Kanıtlanmış ve yenilikçi model
Steward sahipliği, startup’lardan orta ölçekli işletmelere ve büyük şirketlere kadar birçok işletme için yenilikçi ve kullanılabilir bir model. Modern girişimcilik ile geleneksel iş yapısını, sürdürülebilirlik ile kârlılığı birleştirir. Zeiss (Almanya), Novo Nordisk (Danimarka), Patagonia (ABD), Bosch (Almanya), Signal (ABD), BuurtzorgT (Hollanda), Carlsberg (Danimarka) gibi şirketlerde uygulanmış bir model olarak oldukça mümkün! Arada belirtmekte fayda var her şeyin çözümümü diyecekseniz elbette hayır ama yeni ekonomi yolculuğunda oldukça güçlü bir ilk adım!
Steward sahipliği yoluna girmek elbette çok kolay değil. Ancak bu modeli anlamaya çalışmak küçük denemeleriyle başlamak oldukça mümkün.
Bu sahiplik modeli, şirketlerin amaç odaklı kalmasını ve bağımsızlıklarını uzun vadede korumasını sağlarken bir yandan da şirket davranışlarını yüzeysel olarak değiştirmek yerine, şirketin sahiplik yapısını yeniden şekillendirir. Yılsonunda hadi iyi kar elde ettik keyfimiz de istedi size biraz maaş ikramiye demekten oldukça farklı bir şekilde sistemimizin temel yapısal eksikliklerini ele alarak karar alma süreçlerini yönlendiren hedef ve teşvikleri yeniden tasarlar.

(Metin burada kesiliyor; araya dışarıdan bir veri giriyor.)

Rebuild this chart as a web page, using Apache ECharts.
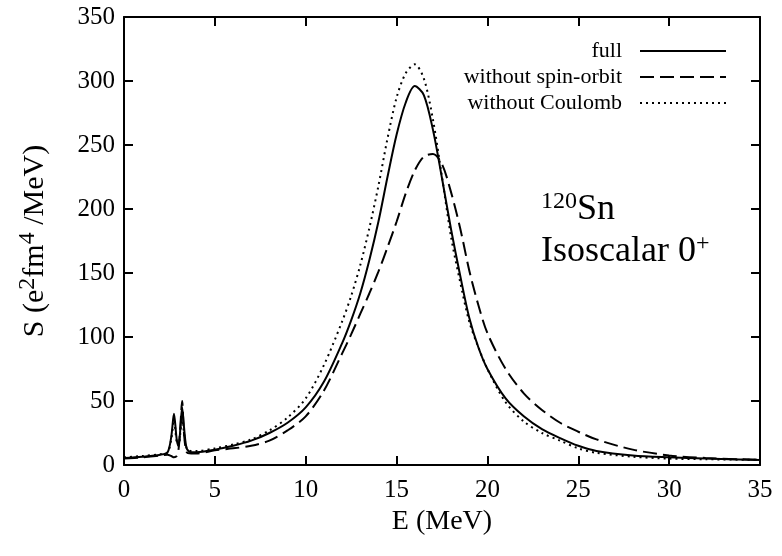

Günümüzde, steward sahipliği yoluna girmek elbette çok kolay değil. Ancak bu modeli anlamaya çalışmak küçük denemeleriyle başlamak oldukça mümkün.
Özetle sevgili okur bugün yeni ekonomide var olmak için doğanın ve toplumların sahiplikte yer aldığı modeller kurmamız gerekiyor. Bu elbette her şeyi çözmüyor ancak gücün dağılımına izin vermeden diğer kilitleri açmak oldukça zor. Hadi sahiplik mekanizmalarını yeniden tasarlayalım!